My colleague Roger Thompson sent along a URL today that had me thinking. It pointed to a self-described “rant” about the lack of imagination in user interface design. The particular target of his invective was a video produced by Microsoft that provided a vision for how we would work in the future.
In a nutshell, the author of the post (Bret Victor) was pointing out how beggarly this vision was. All it did was extrapolate out from where we are now — and not very far, either. This future world is offers mostly finger-swiping on flatscreens. Sure, you could swipe things from one device to another, like from a phone to a flat panel display on a wall, but that’s no big innovation. This, he posits, is nothing more than pictures under glass.

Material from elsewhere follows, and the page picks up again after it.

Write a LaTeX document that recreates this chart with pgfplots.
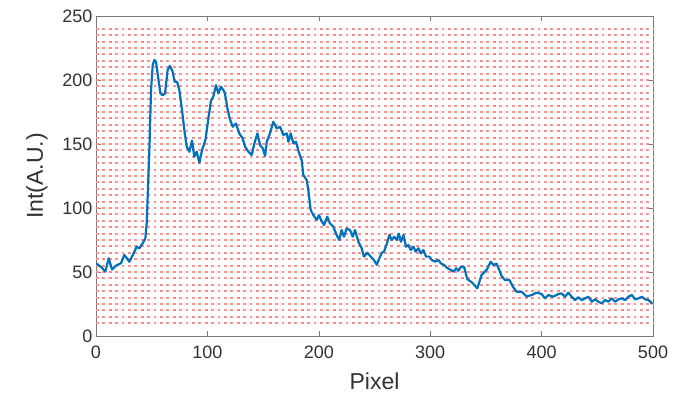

Meanwhile, as Victor took some pains pointing out, human hands are capable of much, much more than finger-swiping. The repertoire of hand manipulations include: power grip, precision grip, hook grip, and scissor grip. None of these are used in current interfaces. Where, he implicitly asks, is true innovation?
I feel the same way about libraries. Even in this “digital revolution” we remain mired in how we did things in the past — we’re just trying to do them slightly different online. True imagination — not simply extrapolating out the present — is rare. We would do well to seek it out, foster it, pay attention to it, and attempt it ourselves.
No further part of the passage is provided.